3.  Alternative Offer

(A)  The issue of any New Bidco Shares and subsequent exchange for Consideration Shares is conditional upon the Takeover Offer becoming or being declared unconditional in all respects.

(B)  Fractions of New Bidco Shares and Consideration Shares will not be allotted or issued to Cambria Shareholders pursuant to the Alternative Offer and entitlements will instead be rounded down to the nearest whole number of New Bidco Shares and/or Consideration Shares.

4.  Certain further terms of the Offer

(A)  If Bidco is required by the Panel to make a mandatory offer for Cambria Shares under the provisions of Rule 9 of the Code, Bidco may make such alterations to the Conditions as are necessary to comply with the provisions of that rule.

(B)  If the Offer lapses, it will cease to be capable of further acceptance. Cambria Shareholders who have accepted the Offer and Bidco shall then cease to be bound by acceptances delivered on or before the date on which the Offer lapses.

(C)  The Offer shall lapse if the Offer or any matter arising from or relating to it becomes subject to a CMA Phase 2 Reference before the first closing date or the date when the Offer becomes or is declared unconditional as to acceptances, whichever is the later.

(D)  The availability of the Offer to persons resident in, or citizens of, or otherwise subject to, jurisdictions outside the United Kingdom may be affected by the laws of the relevant jurisdictions. Such persons should inform themselves of, and observe, any applicable requirements of their jurisdiction. Cambria Shareholders who are in any doubt about such matters should consult an appropriate independent professional adviser in the relevant jurisdiction without delay and observe any applicable requirements.

(E)  If any dividend, other distribution or return of capital is declared, made or paid in respect of the Cambria Shares on or after the date of this document and with a record date prior to the Effective Date, Bidco reserves the right to reduce the consideration payable in respect of each Cambria Share by the amount of all or part of any such dividend, other distribution or return of capital, except where Cambria Shares are or will be acquired on a basis which entitles Bidco to receive such any dividend, other distribution or return of capital and retain it. If Bidco exercises this right or makes such a reduction in respect of a dividend or other distribution, Cambria Shareholders will be entitled to receive and retain that dividend, other distribution or return of capital.
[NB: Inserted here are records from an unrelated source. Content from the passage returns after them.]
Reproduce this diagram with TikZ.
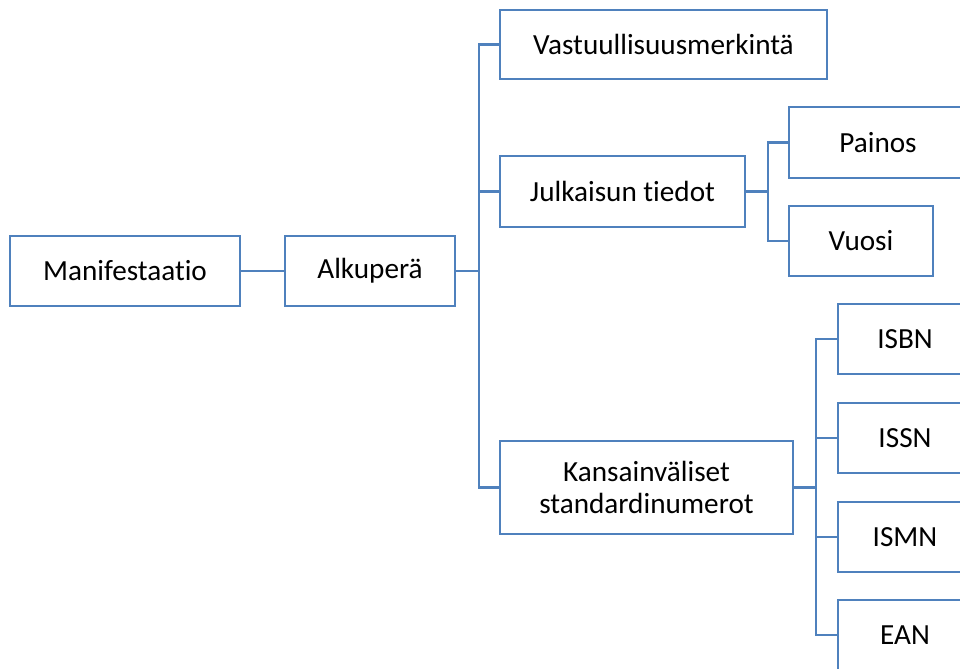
\documentclass[tikz,border=0pt]{standalone}
\usepackage{fontspec}
\setmainfont{Carlito}[Ligatures=NoCommon]
\definecolor{boxblue}{RGB}{79,129,189}
\newcommand{\placebox}[6]{%
\node[itembox, minimum width=(#4-#2)*0.75pt, minimum height=(#5-#3)*0.75pt] (#1) at ({(#2+#4)/2},{(#3+#5)/2}) {#6};
}

\begin{document}
\begin{tikzpicture}[x=0.75pt, y=-0.75pt,
  itembox/.style={draw=boxblue, line width=1.8pt, fill=white, text=black, align=center, inner sep=0pt, font=\fontsize{21.9}{24}\selectfont},
  link/.style={draw=boxblue, line width=1.8pt}]

\useasboundingbox (0,0) rectangle (960,668);
\clip (0,0) rectangle (960,668);

\placebox{mani}{10}{236}{240}{306}{Manifestaatio}
\placebox{alku}{285}{236}{455}{306}{Alkuperä}

\placebox{vastuu}{500}{10}{827}{79}{Vastuullisuusmerkintä}
\placebox{julk}{500}{156}{745}{227}{Julkaisun tiedot}
\placebox{kans}{500}{441}{793}{534}{Kansainväliset\\standardinumerot}

\placebox{painos}{789}{107}{967}{178}{Painos}
\placebox{vuosi}{789}{206}{933}{276}{Vuosi}

\placebox{isbn}{838}{304}{972}{374}{ISBN}
\placebox{issn}{838}{403}{972}{473}{ISSN}
\placebox{ismn}{838}{502}{972}{572}{ISMN}
\placebox{ean}{838}{600}{972}{670}{EAN}

\draw[link] (mani) -- (alku);

\foreach \c in {vastuu,julk,kans}
{
\draw[link] (alku.east) -- ++(23,0) |- (\c.west);
}

\foreach \c in {painos,vuosi}
{
\draw[link] (julk.east) -- ++(22,0) |- (\c.west);
}

\foreach \c in {isbn,issn,ismn,ean}
{
\draw[link] (kans.east) -- ++(22,0) |- (\c.west);
}

\end{tikzpicture}
\end{document}
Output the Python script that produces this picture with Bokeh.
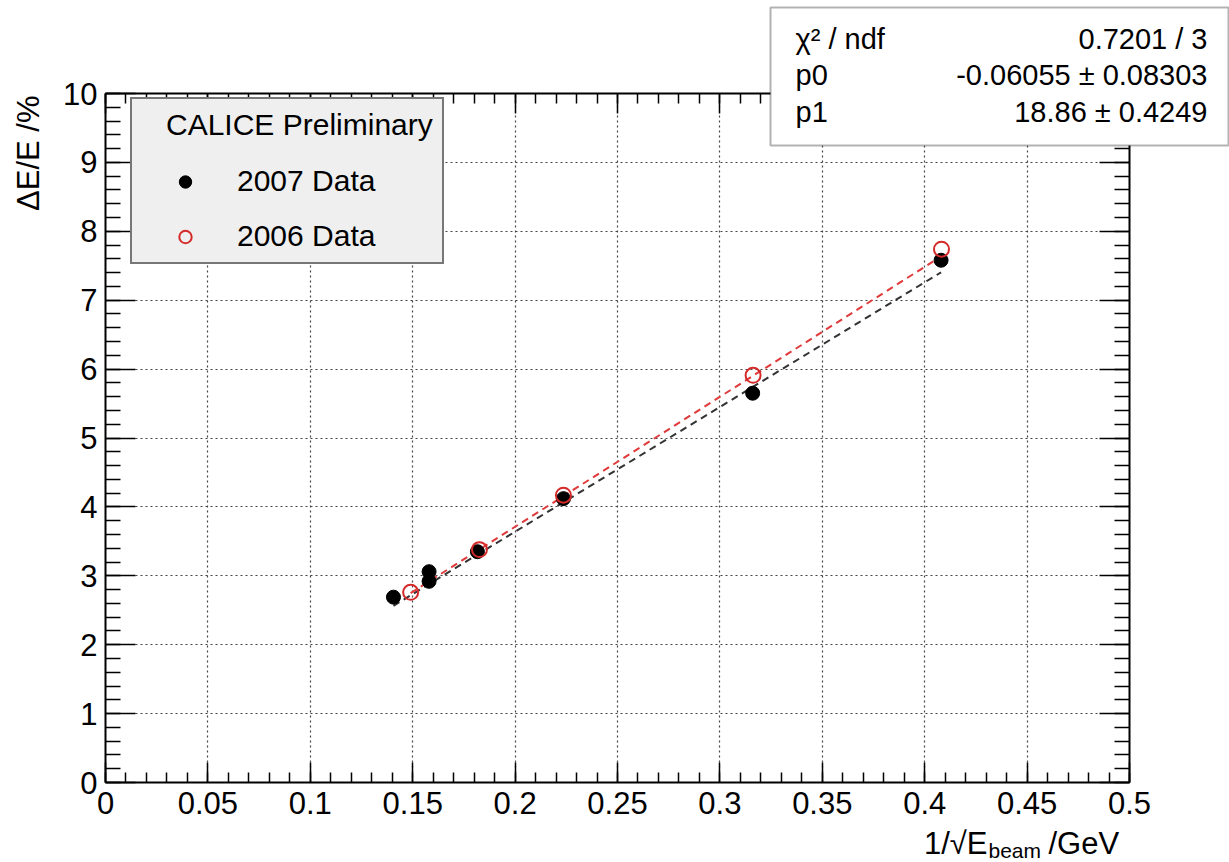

Any exercise by Bidco of its rights referred to in this paragraph shall be the subject of an announcement and, for the avoidance of doubt, shall not be regarded as constituting any revision or variation of the terms of the Offer.

(F)  The Cambria Shares will be acquired by Bidco fully paid and free from all liens, equitable interests, charges, encumbrances, rights of pre-emption and any other third party rights or interests whatsoever and together with all rights existing at the Offer Period Commencement Date or thereafter attaching thereto, including (without limitation) voting rights and the right to receive and retain, in full, all dividends and other distributions (if any) declared, made or paid or any other return of capital (whether by way of reduction of share capital or share premium account or otherwise) made, in each case, by reference to a record date falling on or after the Effective Date.

(G)  Bidco reserves the right for any other entity directly or indirectly owned by Bidco from time to time to implement the Offer.

(H)  Unless otherwise determined by Bidco or required by the Code, the Offer is not being made, directly or indirectly, in or into, or by use of the mails or any other means or instrumentality (including, without limitation, facsimile, e-mail or other electronic transmission, telex or telephone) of interstate or foreign commerce of, or any facility of a national, state or other securities exchange of, any Restricted Jurisdiction and shall not be capable of acceptance by any such use, means, instrumentality or facility or from within any Restricted Jurisdiction.